I want to say something specific about pickleball because it is not just a fitness trend I picked up. I started playing it deliberately because of what research shows about brain health in post-menopause. Coordination-based sports that require strategy, reaction time, and spatial awareness support cognitive function in ways that repetitive cardio simply does not. You are playing a game, reading the court, reacting, problem solving. Your brain is working as hard as your body. And the social piece matters too. Connection and engagement are protective for the aging brain in ways that are well documented.

My heart loves it. My brain loves it.
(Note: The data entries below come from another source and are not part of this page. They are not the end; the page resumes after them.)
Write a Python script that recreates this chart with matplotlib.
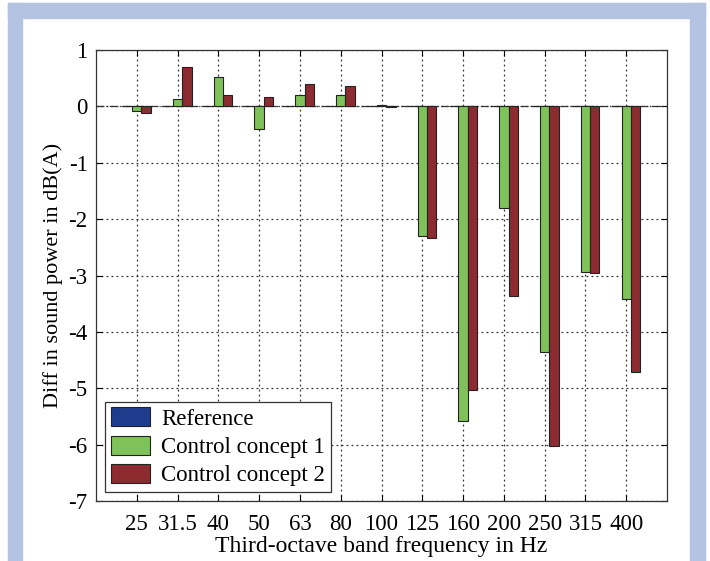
import numpy as np
import matplotlib.pyplot as plt
from matplotlib.patches import Rectangle

plt.rcParams['font.family'] = ['Liberation Serif', 'DejaVu Serif']
plt.rcParams['axes.unicode_minus'] = False

# Terzband-Mittenfrequenzen und Pegeldifferenzen in dB(A)
bands = ["25", "31.5", "40", "50", "63", "80", "100", "125", "160", "200", "250", "315", "400"]
reference = [0, 0, 0, 0, 0, 0, 0, 0, 0, 0, 0, 0, 0]
concept1 = [-0.08, 0.13, 0.52, -0.40, 0.20, 0.21, 0.02, -2.30, -5.58, -1.80, -4.36, -2.93, -3.42]
concept2 = [-0.12, 0.69, 0.20, 0.16, 0.40, 0.36, -0.01, -2.34, -5.03, -3.37, -6.02, -2.96, -4.71]

fig = plt.figure(figsize=(7.1, 5.61), dpi=100)

# hellblauer Rahmen um die Grafik
frame_col = "#b5c3e2"
W, H = 710, 561
fig.patches.append(Rectangle((8 / W, 0), 14 / W, 1 - 3 / H, transform=fig.transFigure, color=frame_col, zorder=0))
fig.patches.append(Rectangle((8 / W, 1 - 18 / H), 697 / W, 15 / H, transform=fig.transFigure, color=frame_col, zorder=0))
fig.patches.append(Rectangle((690 / W, 0), 15 / W, 1 - 3 / H, transform=fig.transFigure, color=frame_col, zorder=0))

ax = fig.add_axes([96 / W, 1 - 501 / H, 571 / W, 451 / H])

x = np.arange(1, len(bands) + 1)
w = 0.23
ax.bar(x - w, reference, w, color="#1f3c8c", edgecolor="#222222", linewidth=0.8, label="Reference", zorder=3)
ax.bar(x, concept1, w, color="#80c25a", edgecolor="#222222", linewidth=0.8, label="Control concept 1", zorder=3)
ax.bar(x + w, concept2, w, color="#8c2b30", edgecolor="#222222", linewidth=0.8, label="Control concept 2", zorder=3)

ax.axhline(0, color="#333333", linestyle="-.", linewidth=0.9, zorder=2)

ax.set_xlim(0, 14)
ax.set_ylim(-7, 1)
ax.set_xticks(x)
ax.set_xticklabels(bands)
ax.set_yticks(range(-7, 2))
ax.tick_params(direction="in", labelsize=16.5, length=4, top=True, right=True)
ax.tick_params(axis="x", pad=9)
ax.tick_params(axis="y", pad=6)
ax.grid(True, linestyle=(0, (1.5, 2.5)), color="#333333", linewidth=0.9, zorder=1)
for s in ax.spines.values():
    s.set_color("#333333")
    s.set_linewidth(0.9)

ax.set_xlabel("Third-octave band frequency in Hz", fontsize=17, labelpad=1)
ax.set_ylabel("Diff in sound power in dB(A)", fontsize=16, labelpad=4)

leg = ax.legend(loc="lower left", fontsize=16.5, fancybox=False, edgecolor="#333333",
                handlelength=1.7, handleheight=0.9, borderaxespad=0.4, borderpad=0.25,
                labelspacing=0.25, handletextpad=0.5, framealpha=1)
leg.get_frame().set_linewidth(0.9)

fig.savefig("out.png", dpi=100)
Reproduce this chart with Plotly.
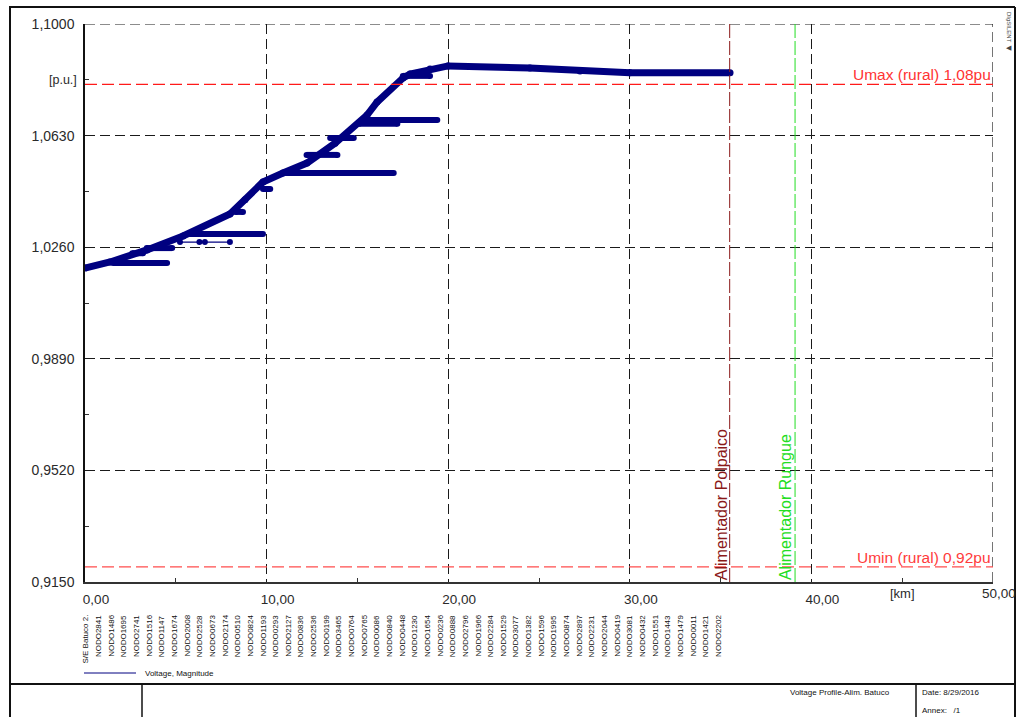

And honestly, it is just fun, which matters more than people give it credit for.

The Supplement Support I Added

Exercise does the heavy lifting in post-menopause, but I also added two doTERRA supplements specifically for this stage.

doTERRA Bone Nutrient supports bone density with a combination of calcium, magnesium, vitamin D, and vitamin K. Without estrogen doing its protective work, I am not leaving bone health to chance. I take this consistently.

doTERRA Advantage is the one I find most interesting. It contains collagen and NMN, which is nicotinamide mononucleotide. NMN helps your cells produce NAD, which is essentially the fuel that powers cellular function. As we age, NAD levels drop, and that decline is directly connected to the aging process. Helping the body produce more NAD can help slow that process at a cellular level. I take it because I want every system in my body supported, not just the visible ones.

If you want to see everything I use and why I chose doTERRA specifically, the full breakdown is on my supplements page.

The Connection I Did Not Plan to Make

Here is something I realized while managing both AFib and post-menopause at the same time. The prescription for managing AFib well, the lifestyle interventions my cardiologist pointed me toward, was almost identical to what I was already doing for menopause.

Eat well. Move consistently. Reduce stress. Prioritize sleep. Cut out alcohol. Manage inflammation.

Lifestyle addresses most health issues. I believe that with everything I have. It does not replace medical care when you need it. But the foundation of a healthy body in post-menopause is not complicated. It is consistent. And it works.

Where to Start If You Have Let It Slip

If you have been through something, a health event, an injury, a stretch of life that took exercise off the table, the answer is not to wait until you feel ready. The answer is the smallest possible next step.

Ten minutes of resistance band work. A 20 minute walk. One set of bodyweight squats before bed. Something. Your body will respond and then you build from there.

You do not need to get back to where you were. You need to start where you are.